## Recorded data
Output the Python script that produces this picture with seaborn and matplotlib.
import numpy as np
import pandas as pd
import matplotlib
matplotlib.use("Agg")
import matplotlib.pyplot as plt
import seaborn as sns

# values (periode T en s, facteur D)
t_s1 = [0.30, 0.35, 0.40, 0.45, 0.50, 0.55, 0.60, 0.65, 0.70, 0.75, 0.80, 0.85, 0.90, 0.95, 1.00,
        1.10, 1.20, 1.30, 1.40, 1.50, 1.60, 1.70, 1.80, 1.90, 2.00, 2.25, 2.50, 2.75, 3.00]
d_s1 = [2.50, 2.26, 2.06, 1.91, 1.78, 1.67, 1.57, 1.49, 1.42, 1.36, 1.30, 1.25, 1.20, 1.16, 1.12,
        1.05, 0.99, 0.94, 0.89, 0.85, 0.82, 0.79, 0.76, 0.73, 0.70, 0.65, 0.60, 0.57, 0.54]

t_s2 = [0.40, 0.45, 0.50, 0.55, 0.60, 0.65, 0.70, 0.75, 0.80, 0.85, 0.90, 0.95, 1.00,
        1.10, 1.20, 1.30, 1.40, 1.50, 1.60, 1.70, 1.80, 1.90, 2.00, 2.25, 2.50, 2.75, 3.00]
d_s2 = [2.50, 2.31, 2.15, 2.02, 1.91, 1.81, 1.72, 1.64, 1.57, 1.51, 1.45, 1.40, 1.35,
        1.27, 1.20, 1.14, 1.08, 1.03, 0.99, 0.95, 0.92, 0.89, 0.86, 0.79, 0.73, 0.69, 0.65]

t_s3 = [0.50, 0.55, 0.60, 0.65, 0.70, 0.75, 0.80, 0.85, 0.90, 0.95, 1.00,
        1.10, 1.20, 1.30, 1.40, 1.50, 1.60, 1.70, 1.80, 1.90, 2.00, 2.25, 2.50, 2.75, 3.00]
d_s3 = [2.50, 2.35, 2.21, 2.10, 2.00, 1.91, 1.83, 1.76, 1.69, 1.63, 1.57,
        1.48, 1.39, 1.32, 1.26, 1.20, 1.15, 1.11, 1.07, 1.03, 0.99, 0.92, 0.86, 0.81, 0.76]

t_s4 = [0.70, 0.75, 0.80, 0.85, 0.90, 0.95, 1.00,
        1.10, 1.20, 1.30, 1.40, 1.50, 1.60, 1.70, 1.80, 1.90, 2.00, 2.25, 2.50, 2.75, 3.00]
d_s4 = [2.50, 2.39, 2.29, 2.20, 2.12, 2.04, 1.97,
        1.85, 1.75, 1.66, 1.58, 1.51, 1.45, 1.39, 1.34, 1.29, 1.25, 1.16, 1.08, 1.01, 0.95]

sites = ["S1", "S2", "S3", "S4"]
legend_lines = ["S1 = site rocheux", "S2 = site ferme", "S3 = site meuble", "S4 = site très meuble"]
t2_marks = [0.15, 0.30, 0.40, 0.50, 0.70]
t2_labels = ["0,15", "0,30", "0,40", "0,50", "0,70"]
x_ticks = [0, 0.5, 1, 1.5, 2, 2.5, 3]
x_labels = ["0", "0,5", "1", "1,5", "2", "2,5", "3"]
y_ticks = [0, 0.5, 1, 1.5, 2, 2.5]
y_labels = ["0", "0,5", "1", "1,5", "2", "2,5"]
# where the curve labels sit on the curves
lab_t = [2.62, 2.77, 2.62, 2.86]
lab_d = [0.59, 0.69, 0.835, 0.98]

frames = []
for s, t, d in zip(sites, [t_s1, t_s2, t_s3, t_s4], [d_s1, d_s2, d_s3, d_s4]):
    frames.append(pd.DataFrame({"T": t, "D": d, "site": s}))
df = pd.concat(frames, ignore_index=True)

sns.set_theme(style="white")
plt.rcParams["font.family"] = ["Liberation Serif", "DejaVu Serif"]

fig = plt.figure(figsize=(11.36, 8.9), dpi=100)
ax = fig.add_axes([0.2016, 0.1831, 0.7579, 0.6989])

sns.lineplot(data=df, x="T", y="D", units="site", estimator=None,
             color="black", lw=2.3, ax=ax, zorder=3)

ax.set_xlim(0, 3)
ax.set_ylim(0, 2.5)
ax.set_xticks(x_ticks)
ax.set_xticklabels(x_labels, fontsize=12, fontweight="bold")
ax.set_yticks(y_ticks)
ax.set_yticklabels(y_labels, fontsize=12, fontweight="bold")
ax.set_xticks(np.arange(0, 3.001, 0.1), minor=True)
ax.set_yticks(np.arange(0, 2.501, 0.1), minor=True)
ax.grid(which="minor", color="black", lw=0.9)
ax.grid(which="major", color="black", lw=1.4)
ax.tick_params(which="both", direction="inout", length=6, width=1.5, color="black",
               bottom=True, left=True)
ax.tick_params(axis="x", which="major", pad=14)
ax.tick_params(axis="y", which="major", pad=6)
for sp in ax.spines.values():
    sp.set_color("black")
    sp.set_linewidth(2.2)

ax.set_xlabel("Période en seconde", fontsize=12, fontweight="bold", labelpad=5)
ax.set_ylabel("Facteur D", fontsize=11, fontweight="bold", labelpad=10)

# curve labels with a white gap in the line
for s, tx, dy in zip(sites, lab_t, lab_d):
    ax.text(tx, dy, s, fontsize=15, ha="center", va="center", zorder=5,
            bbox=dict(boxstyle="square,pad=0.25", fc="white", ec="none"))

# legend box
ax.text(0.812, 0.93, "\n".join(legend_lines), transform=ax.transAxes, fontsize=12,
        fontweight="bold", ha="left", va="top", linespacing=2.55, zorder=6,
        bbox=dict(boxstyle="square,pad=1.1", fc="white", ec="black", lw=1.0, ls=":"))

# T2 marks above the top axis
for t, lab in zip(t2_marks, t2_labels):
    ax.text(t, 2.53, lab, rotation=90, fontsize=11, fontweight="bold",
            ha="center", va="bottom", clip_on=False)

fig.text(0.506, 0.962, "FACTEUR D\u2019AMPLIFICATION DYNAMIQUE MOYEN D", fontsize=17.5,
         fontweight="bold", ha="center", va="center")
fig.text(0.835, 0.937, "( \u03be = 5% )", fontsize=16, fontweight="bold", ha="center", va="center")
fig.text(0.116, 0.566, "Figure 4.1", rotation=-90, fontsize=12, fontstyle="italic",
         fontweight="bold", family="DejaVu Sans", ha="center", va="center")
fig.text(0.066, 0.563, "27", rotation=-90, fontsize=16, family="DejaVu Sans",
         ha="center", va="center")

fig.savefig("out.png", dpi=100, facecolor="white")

...

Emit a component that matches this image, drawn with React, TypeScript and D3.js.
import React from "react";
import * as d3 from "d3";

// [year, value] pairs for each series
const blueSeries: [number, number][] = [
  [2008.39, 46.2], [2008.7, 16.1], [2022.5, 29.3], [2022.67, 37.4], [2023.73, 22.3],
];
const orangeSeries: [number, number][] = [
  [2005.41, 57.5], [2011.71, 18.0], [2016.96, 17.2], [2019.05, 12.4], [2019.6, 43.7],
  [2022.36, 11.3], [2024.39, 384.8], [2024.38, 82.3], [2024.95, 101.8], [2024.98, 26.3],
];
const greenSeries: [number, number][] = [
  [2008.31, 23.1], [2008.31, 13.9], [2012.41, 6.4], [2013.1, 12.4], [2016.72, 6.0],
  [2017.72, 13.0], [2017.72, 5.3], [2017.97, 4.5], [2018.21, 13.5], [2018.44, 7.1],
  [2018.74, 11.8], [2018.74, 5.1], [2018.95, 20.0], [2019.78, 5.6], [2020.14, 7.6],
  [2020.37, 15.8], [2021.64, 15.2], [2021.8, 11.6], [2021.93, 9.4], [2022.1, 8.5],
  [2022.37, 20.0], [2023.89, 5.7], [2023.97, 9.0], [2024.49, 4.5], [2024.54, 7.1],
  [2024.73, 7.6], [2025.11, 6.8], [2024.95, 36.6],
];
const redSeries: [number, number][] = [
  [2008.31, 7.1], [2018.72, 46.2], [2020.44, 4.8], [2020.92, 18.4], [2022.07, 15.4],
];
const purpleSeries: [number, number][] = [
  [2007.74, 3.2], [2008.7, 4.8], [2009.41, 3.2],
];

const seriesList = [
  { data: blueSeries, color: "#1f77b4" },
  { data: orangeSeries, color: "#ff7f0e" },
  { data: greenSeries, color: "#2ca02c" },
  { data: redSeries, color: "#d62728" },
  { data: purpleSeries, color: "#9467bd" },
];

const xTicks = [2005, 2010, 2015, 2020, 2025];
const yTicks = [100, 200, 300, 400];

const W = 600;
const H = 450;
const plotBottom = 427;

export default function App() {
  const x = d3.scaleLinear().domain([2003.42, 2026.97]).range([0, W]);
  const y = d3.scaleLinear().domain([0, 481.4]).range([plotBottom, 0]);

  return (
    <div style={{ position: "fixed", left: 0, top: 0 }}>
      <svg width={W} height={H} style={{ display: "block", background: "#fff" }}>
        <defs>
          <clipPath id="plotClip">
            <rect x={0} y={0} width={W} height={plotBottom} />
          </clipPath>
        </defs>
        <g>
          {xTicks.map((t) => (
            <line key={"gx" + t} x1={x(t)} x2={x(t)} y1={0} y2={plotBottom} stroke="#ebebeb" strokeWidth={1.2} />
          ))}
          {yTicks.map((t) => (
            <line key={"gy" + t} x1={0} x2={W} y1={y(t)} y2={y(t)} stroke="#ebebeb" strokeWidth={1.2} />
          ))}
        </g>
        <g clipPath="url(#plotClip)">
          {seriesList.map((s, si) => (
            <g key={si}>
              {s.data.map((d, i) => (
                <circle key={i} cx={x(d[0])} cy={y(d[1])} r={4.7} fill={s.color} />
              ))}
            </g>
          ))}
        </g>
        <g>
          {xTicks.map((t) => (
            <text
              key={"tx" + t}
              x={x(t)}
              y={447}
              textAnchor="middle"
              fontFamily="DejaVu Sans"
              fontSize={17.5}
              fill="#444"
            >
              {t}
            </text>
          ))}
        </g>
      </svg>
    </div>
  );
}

## Work required
Only the lines from the one containing "Emit a component" through the one containing "import * as" are to be extracted, exactly as they appear, with both ends included.

## Result of the exercise
Emit a component that matches this image, drawn with React, TypeScript and D3.js.
import React from "react";
import * as d3 from "d3";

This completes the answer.